The original lamp, designed in the 1940s and 50s by the late Californian-based, but Swedish-born Gretta Grossman, was heavily influenced by European modernism. The continental movement was imported to the US by celebrated architects, such as Waletr Gropius (founder of the Bauhaus) and Ludwig Mies van der Rohe. Grossman, herself played an important role in shaping the aesthetic of mid-century North American modernism.

First produced in 1947, the tubular steel tripod stand is tilted backwards, while an elongated aluminium conical shade is ball-jointed onto the arm, in order to direct the light precisely.

Both the stand and the shade are powder-coated for protection, and the contemporary model takes a 60W bulb (not included).

Greta Grossman

Greta Grossman (1906-1999) maintained a prolific forty-year career on two continents: Europe and North America.
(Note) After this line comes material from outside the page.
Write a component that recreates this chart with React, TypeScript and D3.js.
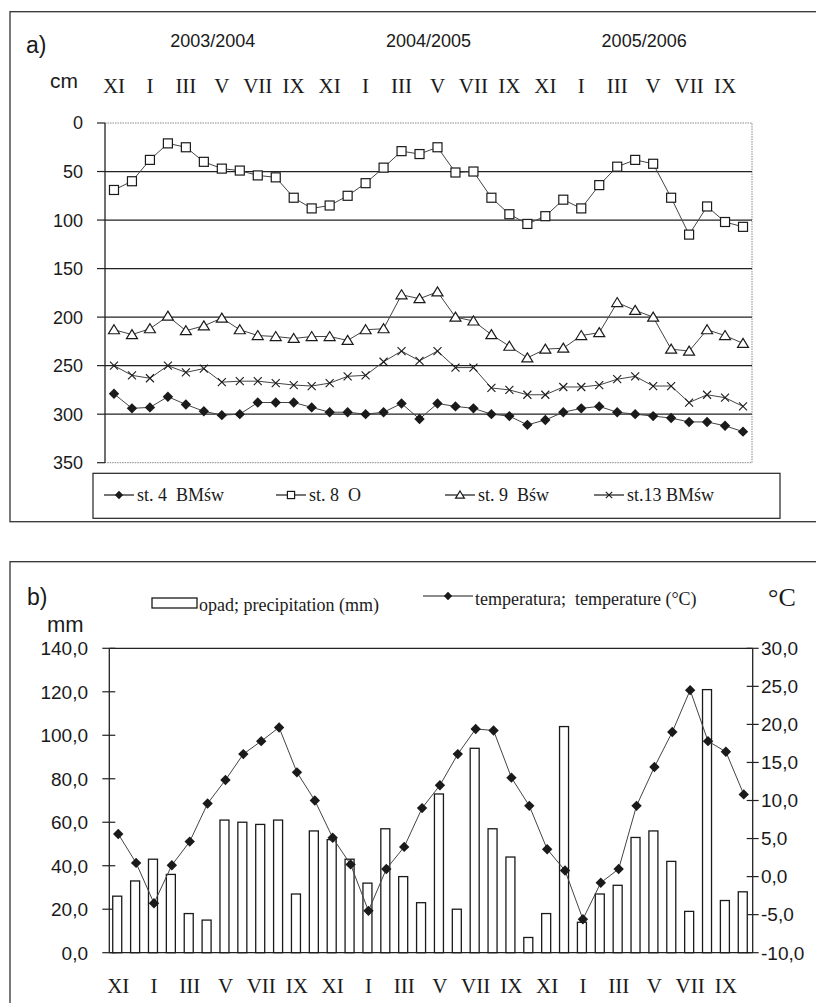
import React from 'react'
import * as d3 from 'd3'

// months Nov 2003 .. Oct 2006
const MONTHS = [
    'XI', 'XII', 'I', 'II', 'III', 'IV', 'V', 'VI', 'VII', 'VIII', 'IX', 'X',
    'XI', 'XII', 'I', 'II', 'III', 'IV', 'V', 'VI', 'VII', 'VIII', 'IX', 'X',
    'XI', 'XII', 'I', 'II', 'III', 'IV', 'V', 'VI', 'VII', 'VIII', 'IX', 'X',
]
const KEYS = MONTHS.map((m, i) => `${i}-${m}`)
const SEASONS = ['2003/2004', '2004/2005', '2005/2006']

// groundwater depth (cm)
const ST4 = [279, 294, 293, 282, 290, 297, 301, 300, 288, 288, 288, 293, 298, 298, 300, 298, 289, 305,
    289, 292, 294, 300, 302, 311, 306, 298, 294, 292, 298, 300, 302, 304, 308, 308, 312, 318]
const ST8 = [69, 60, 38, 21, 25, 40, 47, 49, 54, 56, 77, 88, 85, 75, 62, 46, 29, 32,
    25, 51, 50, 77, 94, 104, 96, 79, 88, 64, 45, 38, 42, 77, 115, 86, 102, 107]
const ST9 = [213, 218, 212, 199, 214, 209, 201, 213, 219, 220, 222, 220, 220, 224, 213, 212, 177, 181,
    174, 200, 204, 218, 230, 242, 233, 232, 219, 216, 185, 193, 200, 233, 235, 213, 219, 227]
const ST13 = [250, 260, 263, 250, 257, 253, 267, 266, 266, 268, 270, 271, 268, 261, 260, 246, 235, 245,
    235, 252, 252, 273, 275, 280, 280, 272, 272, 270, 264, 261, 271, 271, 288, 280, 283, 292]

// weather
const PRECIP = [26, 33, 43, 36, 18, 15, 61, 60, 59, 61, 27, 56, 52, 43, 32, 57, 35, 23,
    73, 20, 94, 57, 44, 7, 18, 104, 14, 27, 31, 53, 56, 42, 19, 121, 24, 28]
const TEMP = [5.6, 1.8, -3.5, 1.5, 4.6, 9.6, 12.7, 16.1, 17.8, 19.6, 13.7, 10.0, 5.1, 1.6, -4.5, 1.0, 3.9, 9.0,
    12.0, 16.1, 19.4, 19.2, 13.0, 9.3, 3.6, 0.8, -5.6, -0.8, 1.0, 9.3, 14.4, 19.0, 24.5, 17.8, 16.4, 10.8]

const DEPTH_TICKS = [0, 50, 100, 150, 200, 250, 300, 350]
const PRECIP_TICKS = [0, 20, 40, 60, 80, 100, 120, 140]
const TEMP_TICKS = [-10, -5, 0, 5, 10, 15, 20, 25, 30]

const SANS = "'Liberation Sans', Arial, sans-serif"
const SERIF = "'Liberation Serif', 'Times New Roman', serif"
const INK = '#1a1a1a'

type Marker = 'diamond' | 'square' | 'triangle' | 'cross'

const marker = (kind: Marker, x: number, y: number, key: string | number, s = 1) => {
    if (kind === 'diamond') {
        const r = 5.2 * s
        return <path key={key} d={`M${x},${y - r}L${x + r},${y}L${x},${y + r}L${x - r},${y}Z`} fill={INK}/>
    }
    if (kind === 'square') {
        const r = 4.5 * s
        return <rect key={key} x={x - r} y={y - r} width={2 * r} height={2 * r} fill="#fff" stroke={INK} strokeWidth={1.2}/>
    }
    if (kind === 'triangle') {
        const r = 5 * s
        return <path key={key} d={`M${x},${y - r}L${x + r * 1.1},${y + r * 0.8}L${x - r * 1.1},${y + r * 0.8}Z`}
                     fill="#fff" stroke={INK} strokeWidth={1.2}/>
    }
    const r = 4 * s
    return <path key={key} d={`M${x - r},${y - r}L${x + r},${y + r}M${x + r},${y - r}L${x - r},${y + r}`}
                 stroke={INK} strokeWidth={1.1}/>
}

const fmt = (v: number) => v.toFixed(1).replace('.', ',')

const PanelA = () => {
    const x = d3.scaleBand<string>().domain(KEYS).range([105, 752]).padding(0)
    const y = d3.scaleLinear().domain([0, 350]).range([123, 462.7])
    const cx = (i: number) => x(KEYS[i])! + x.bandwidth() / 2
    const line = d3.line<number>().x((_, i) => cx(i)).y((d) => y(d))

    const series: { name: string; data: number[]; kind: Marker }[] = [
        {name: 'st.13 BMśw', data: ST13, kind: 'cross'},
        {name: 'st. 9  Bśw', data: ST9, kind: 'triangle'},
        {name: 'st. 8  O', data: ST8, kind: 'square'},
        {name: 'st. 4  BMśw', data: ST4, kind: 'diamond'},
    ]
    const legend = [
        {name: 'st. 4  BMśw', kind: 'diamond' as Marker, x0: 104},
        {name: 'st. 8  O', kind: 'square' as Marker, x0: 276},
        {name: 'st. 9  Bśw', kind: 'triangle' as Marker, x0: 445},
        {name: 'st.13 BMśw', kind: 'cross' as Marker, x0: 594},
    ]
    const [x0, x1] = x.range()
    const [y0, y1] = y.range()

    return (
        <g>
            <rect x={10} y={11.7} width={810} height={510} fill="none" stroke="#333" strokeWidth={1.3}/>
            <text x={26} y={53} fontFamily={SANS} fontSize={23} fill={INK}>a)</text>
            {SEASONS.map((s, k) => (
                <text key={s} x={x(KEYS[k * 12])! + 6 * x.bandwidth()} y={46.5} textAnchor="middle"
                      fontFamily={SANS} fontSize={18} fill={INK}>{s}</text>
            ))}
            <text x={50} y={88} fontFamily={SANS} fontSize={21} fill={INK}>cm</text>
            {MONTHS.map((m, i) => i % 2 === 0 && (
                <text key={i} x={cx(i)} y={93} textAnchor="middle" fontFamily={SERIF} fontSize={21}
                      fill={INK}>{m}</text>
            ))}

            {/* plot frame: dotted top/right/bottom */}
            <path d={`M${x0},${y0}H${x1}V${y1}H${x0}`} fill="none" stroke="#888" strokeWidth={1}
                  strokeDasharray="1.5,1"/>
            {DEPTH_TICKS.filter((t) => t > 0 && t < 350).map((t) => (
                <line key={t} x1={x0} x2={x1} y1={y(t)} y2={y(t)} stroke="#222" strokeWidth={1.2}/>
            ))}
            <line x1={x0} x2={x0} y1={y0} y2={y1} stroke="#222" strokeWidth={1.3}/>
            {DEPTH_TICKS.map((t) => (
                <g key={t}>
                    <line x1={x0 - 8} x2={x0} y1={y(t)} y2={y(t)} stroke="#222" strokeWidth={1.2}/>
                    <text x={83} y={y(t)} dy="0.36em" textAnchor="end" fontFamily={SANS} fontSize={18}
                          fill={INK}>{t}</text>
                </g>
            ))}

            {series.map((s) => (
                <g key={s.name}>
                    <path d={line(s.data)!} fill="none" stroke="#444" strokeWidth={1}/>
                    {s.data.map((v, i) => marker(s.kind, cx(i), y(v), i))}
                </g>
            ))}

            <rect x={93} y={473.3} width={687} height={45} fill="#fff" stroke="#222" strokeWidth={1.2}/>
            {legend.map((l) => (
                <g key={l.name}>
                    <line x1={l.x0} x2={l.x0 + 30} y1={495} y2={495} stroke={INK} strokeWidth={1.2}/>
                    {marker(l.kind, l.x0 + 15, 495, 'm', 0.8)}
                    <text x={l.x0 + 33} y={501} fontFamily={SERIF} fontSize={18} fill={INK}
                          style={{whiteSpace: 'pre'}}>{l.name}</text>
                </g>
            ))}
        </g>
    )
}

const PanelB = () => {
    const x = d3.scaleBand<string>().domain(KEYS).range([109.3, 752.7]).padding(0)
    const yP = d3.scaleLinear().domain([0, 140]).range([952.7, 648.3])
    const yT = d3.scaleLinear().domain([-10, 30]).range([952.7, 648.3])
    const cx = (i: number) => x(KEYS[i])! + x.bandwidth() / 2
    const line = d3.line<number>().x((_, i) => cx(i)).y((d) => yT(d))
    const [x0, x1] = x.range()
    const barW = 9

    return (
        <g>
            <rect x={10} y={561.7} width={810} height={460} fill="none" stroke="#333" strokeWidth={1.3}/>
            <text x={27} y={605} fontFamily={SANS} fontSize={23} fill={INK}>b)</text>
            <rect x={152} y={598} width={45} height={10} fill="#fff" stroke={INK} strokeWidth={1.3}/>
            <text x={199} y={611} fontFamily={SERIF} fontSize={18} fill={INK}>opad; precipitation (mm)</text>
            <line x1={423} x2={473} y1={596} y2={596} stroke={INK} strokeWidth={1.2}/>
            {marker('diamond', 448, 596, 'lg', 0.8)}
            <text x={475} y={605} fontFamily={SERIF} fontSize={18} fill={INK}
                  style={{whiteSpace: 'pre'}}>{'temperatura;  temperature (°C)'}</text>
            <text x={768} y={606} fontFamily={SERIF} fontSize={26} fill={INK}>°C</text>
            <text x={47} y={632} fontFamily={SANS} fontSize={22} fill={INK}>mm</text>

            <line x1={x0} x2={x1} y1={yP(140)} y2={yP(140)} stroke="#222" strokeWidth={1.2}/>
            <line x1={x0} x2={x1} y1={yP(0)} y2={yP(0)} stroke="#222" strokeWidth={1.3}/>
            <line x1={x0} x2={x0} y1={yP(0)} y2={yP(140)} stroke="#222" strokeWidth={1.3}/>
            <line x1={x1} x2={x1} y1={yP(0)} y2={yP(140)} stroke="#222" strokeWidth={1.3}/>
            {PRECIP_TICKS.map((t) => (
                <g key={t}>
                    <line x1={x0 - 7} x2={x0 + 6} y1={yP(t)} y2={yP(t)} stroke="#222" strokeWidth={1.2}/>
                    <text x={88} y={yP(t)} dy="0.36em" textAnchor="end" fontFamily={SANS} fontSize={19}
                          fill={INK}>{fmt(t)}</text>
                </g>
            ))}
            {TEMP_TICKS.map((t) => (
                <g key={t}>
                    <line x1={x1 - 6} x2={x1 + 6} y1={yT(t)} y2={yT(t)} stroke="#222" strokeWidth={1.2}/>
                    <text x={761} y={yT(t)} dy="0.36em" fontFamily={SANS} fontSize={19}
                          fill={INK}>{fmt(t)}</text>
                </g>
            ))}

            {PRECIP.map((v, i) => (
                <rect key={i} x={cx(i) - barW / 2 - 1} y={yP(v)} width={barW} height={yP(0) - yP(v)}
                      fill="#fff" stroke={INK} strokeWidth={1.3}/>
            ))}
            <path d={line(TEMP)!} fill="none" stroke="#444" strokeWidth={1}/>
            {TEMP.map((v, i) => marker('diamond', cx(i), yT(v), i))}

            {MONTHS.map((m, i) => i % 2 === 0 && (
                <text key={i} x={cx(i)} y={993} textAnchor="middle" fontFamily={SERIF} fontSize={21}
                      fill={INK}>{m}</text>
            ))}
        </g>
    )
}

export default function App() {
    return (
        <div style={{position: 'absolute', left: 0, top: 0}}>
            <svg width={816} height={1003} style={{display: 'block', background: '#fff'}}>
                <PanelA/>
                <PanelB/>
            </svg>
        </div>
    )
}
Her achievements were many and encompassed industrial design, interior design and architecture. In 1933, having successfully completed her fellowship at the renowned Stockholm arts institution, Konstfack, she opened Studio, a combined store and workshop. During the same year Grossman married jazz musician, Billy Grossman with whom she later emigrated to the United States of America, settling in Los Angeles. Through the 1940s and 1950s Grossman exhibited her designs at museums worldwide, including MoMA in New York and The National Museum in Stockholm. Today, Grossman's product designs are highly collectible and are sold at auctions all around the world.